In late February, Senator Jerry Hill introduced a bill, SB 538, to substantially amend the Franchise Investment Law. A few days later, the bill was read for the first time and set for hearing by the Senate Banking and Financial Institutions Committee on April 3. Then something very fishy happened. Two days before the hearing, Senator Hill gutted the bill and substituted numerous amendments to the Corporate Securities Law of 1968. The Committee then passed the bill out on an 8-0 vote.
This is not a belated Pesce d’Aprile scherzo. It is an illustration of how the legislature routinely deprives the public of the opportunity to have meaningful input with respect to pending legislation. The policy committees in each house of the legislature are the places where bills typically receive their most substantive scrutiny. By gutting and amending SB 538 two days before the scheduled hearing, Senator Hill has successfully maneuvered his bill past the first policy committee without meaningful public notice.
The bill in its present form would make dramatic changes to the Corporate Securities Law and the Commissioner’s authority.
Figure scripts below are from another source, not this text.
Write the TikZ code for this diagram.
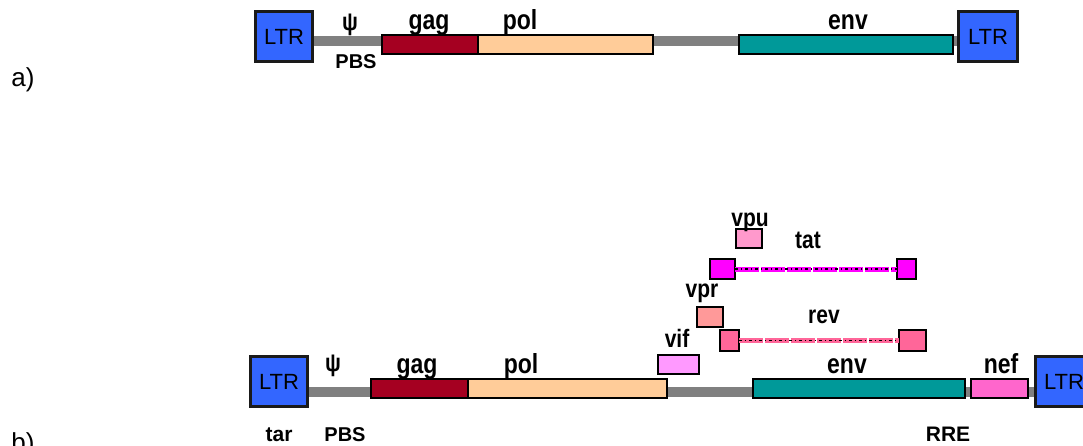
\documentclass[tikz,border=0pt]{standalone}
\usepackage{fontspec}
\setmainfont{Liberation Sans}
\usetikzlibrary{backgrounds}
\definecolor{ltrblue}{HTML}{3366FF}
\definecolor{ltrline}{HTML}{1A1A1A}
\definecolor{gagred}{HTML}{A50021}
\definecolor{polpeach}{HTML}{FFCC99}
\definecolor{envteal}{HTML}{009999}
\definecolor{nefpink}{HTML}{FF66CC}
\definecolor{vifpink}{HTML}{FF99FF}
\definecolor{revpink}{HTML}{FF6699}
\definecolor{vprpink}{HTML}{FF9999}
\definecolor{tatmag}{HTML}{FF00FF}
\definecolor{vpupink}{HTML}{FF99CC}
\definecolor{bbgray}{HTML}{808080}
\newcommand\lblscale[1]{\scalebox{1}[1.2]{#1}}
\tikzset{
  genebox/.style={draw=black, line width=1.2pt, inner sep=0pt, outer sep=0pt, anchor=center},
  ltrbox/.style={draw=ltrline, line width=3pt, fill=ltrblue, minimum width=57pt, minimum height=50pt,
    inner sep=0pt, outer sep=0pt, font=\fontsize{22}{22}\selectfont},
  biglbl/.style={anchor=base, inner sep=0pt, font=\fontsize{23}{23}\selectfont\bfseries},
  smalllbl/.style={anchor=base, inner sep=0pt, font=\fontsize{21}{21}\selectfont\bfseries},
  caplbl/.style={anchor=base, inner sep=0pt, font=\fontsize{20}{20}\selectfont\bfseries},
  partlbl/.style={anchor=base, inner sep=0pt, font=\fontsize{26}{26}\selectfont},
  backbone/.style={draw=bbgray, line width=10pt},
  splicecol/.style={line width=5pt, dash pattern=on 24pt off 2pt},
  splicedots/.style={draw=black, line width=1.3pt, dash pattern=on 3pt off 3pt on 1pt off 3pt},
}
\begin{document}
\begin{tikzpicture}[x=1pt,y=-1pt]
\useasboundingbox (0,0) rectangle (1083,446);
% ---------- a) ----------
\node[partlbl] (pa) at (23,87) {a)};
\node[ltrbox] (ltrA1) at (284,36.5) {LTR};
\node[ltrbox, minimum width=59pt] (ltrA2) at (988,36.5) {LTR};
\node[genebox, fill=gagred, minimum width=96pt, minimum height=19pt] (gagA) at (430,44.5) {};
\node[genebox, fill=polpeach, minimum width=175pt, minimum height=19pt] (polA) at (565.5,44.5) {};
\node[genebox, fill=envteal, minimum width=214pt, minimum height=19pt] (envA) at (846,44.5) {};
\coordinate (bbA) at (0,41);
\begin{pgfonlayer}{background}
\draw[backbone] (ltrA1.east |- bbA) -- (ltrA2.west |- bbA);
\end{pgfonlayer}
\node[anchor=center, inner sep=0pt, font=\fontsize{21}{21}\selectfont\bfseries] (psiA) at (350,25) {\lblscale{ψ}};
\node[biglbl] (lgagA) at (429,30) {\lblscale{gag}};
\node[biglbl] (lpolA) at (520,30) {\lblscale{pol}};
\node[biglbl] (lenvA) at (848,30) {\lblscale{env}};
\node[caplbl] (lpbsA) at (356,69) {PBS};
% ---------- b) ----------
\node[partlbl] (pb) at (23,451) {b)};
\node[ltrbox] (ltrB1) at (279,381.5) {LTR};
\node[ltrbox] (ltrB2) at (1064,381.5) {LTR};
\node[genebox, fill=gagred, minimum width=97pt, minimum height=19pt] (gagB) at (419.5,388.5) {};
\node[genebox, fill=polpeach, minimum width=199pt, minimum height=19pt] (polB) at (567.5,388.5) {};
\node[genebox, fill=envteal, minimum width=212pt, minimum height=19pt] (envB) at (859,388.5) {};
\node[genebox, fill=nefpink, minimum width=57pt, minimum height=19pt] (nefB) at (999.5,388.5) {};
\node[genebox, fill=vifpink, minimum width=41pt, minimum height=19pt] (vifB) at (678.5,364.5) {};
\node[genebox, fill=revpink, minimum width=19pt, minimum height=21pt] (revL) at (729.5,340.5) {};
\node[genebox, fill=revpink, minimum width=27pt, minimum height=21pt] (revR) at (912.5,340.5) {};
\node[genebox, fill=vprpink, minimum width=26pt, minimum height=20pt] (vprB) at (710,317) {};
\node[genebox, fill=tatmag, minimum width=25pt, minimum height=20pt] (tatL) at (722.5,269) {};
\node[genebox, fill=tatmag, minimum width=19pt, minimum height=20pt] (tatR) at (906.5,269) {};
\node[genebox, fill=vpupink, minimum width=26pt, minimum height=19pt] (vpuB) at (749,238.5) {};
\coordinate (bbB) at (0,392);
\begin{pgfonlayer}{background}
\draw[backbone] (ltrB1.east |- bbB) -- (ltrB2.west |- bbB);
\end{pgfonlayer}
% splice connectors
\draw[splicecol, draw=tatmag] (tatL.east) -- (tatR.west);
\draw[splicedots] (tatL.east) -- (tatR.west);
\draw[splicecol, draw=revpink] (revL.east) -- (revR.west);
\draw[splicedots] (revL.east) -- (revR.west);
% labels
\node[anchor=center, inner sep=0pt, font=\fontsize{21}{21}\selectfont\bfseries] (psiB) at (333,366) {\lblscale{ψ}};
\node[biglbl] (lgagB) at (417,373) {\lblscale{gag}};
\node[biglbl] (lpolB) at (521,373) {\lblscale{pol}};
\node[biglbl] (lenvB) at (847,373) {\lblscale{env}};
\node[biglbl] (lnefB) at (1001,373) {\lblscale{nef}};
\node[smalllbl] (lvif) at (677,347) {\lblscale{vif}};
\node[smalllbl] (lrev) at (824,323) {\lblscale{rev}};
\node[smalllbl] (lvpr) at (702,297) {\lblscale{vpr}};
\node[smalllbl] (ltat) at (808,248) {\lblscale{tat}};
\node[smalllbl] (lvpu) at (750,226) {\lblscale{vpu}};
\node[smalllbl] (ltar) at (279,441) {tar};
\node[caplbl] (lpbsB) at (345,441) {PBS};
\node[caplbl, font=\fontsize{21}{21}\selectfont\bfseries] (lrre) at (948,441) {RRE};
\end{tikzpicture}
\end{document}
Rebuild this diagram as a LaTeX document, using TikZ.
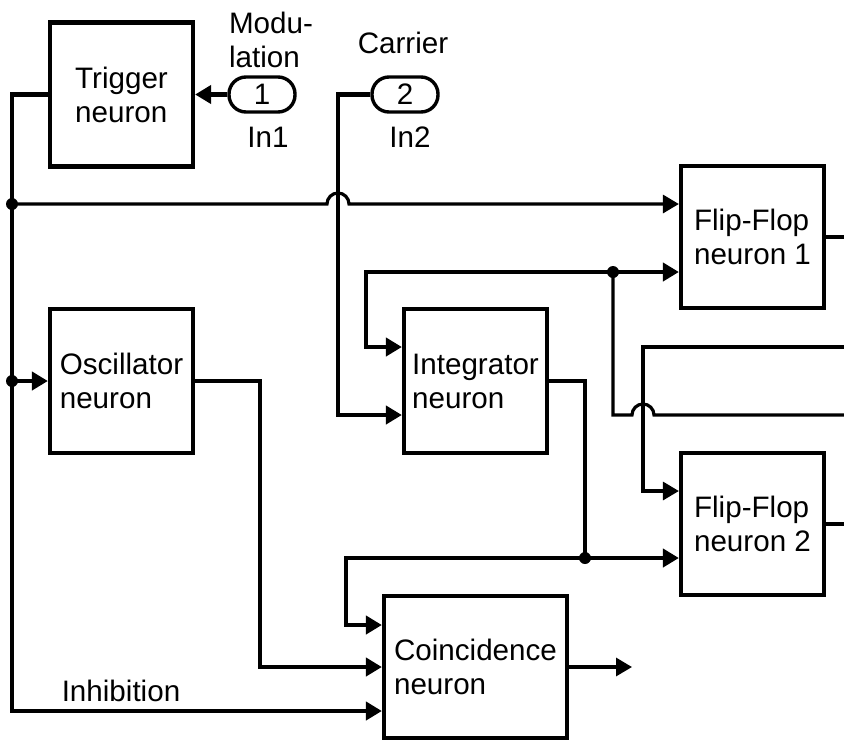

Among other things, the bill would completely rewrite Corporations Code Section 25401 which currently declares it unlawful for any person to offer or sell a security in this state or buy or offer to buy a security in this state by means of any written or oral communication which includes an untrue statement of a material fact or omits to state a material fact necessary in order to make the statements made, in the light of the circumstances under which they were made, not misleading. The bill would amend Section 25401 so that it mirrors Rule 10b-5.
While conformity with federal law may be desirable, it raises important issues. For example, California has a statute that bans insider trading (Section 25402). See California and Rule 10b5-1. The federal courts read insider trading liability under Securities Exchange Act of 1934 into Section 10(b) of the Securities Exchange Act and Rule 10b-5. Will the enactment of Rule 10b-5 result in the importation of the judge-made federal law of insider trading into California law?
SB 538 would make several other changes to the Corporate Securities Law, including:
The imposition of a $35 annual renewal fee on broker-dealers;
Authorizing the Commissioner to issue desist and refrain orders for securities law violations involving insider trading, aiding and abetting, falsifying information, and other violations; and
Authorizing the Commissioner to convert administrative desist and refrain orders into civil judgments.
It is unfortunate that the author has chosen to rush these significant changes through the Senate policy committee without meaningful public notice or scrutiny.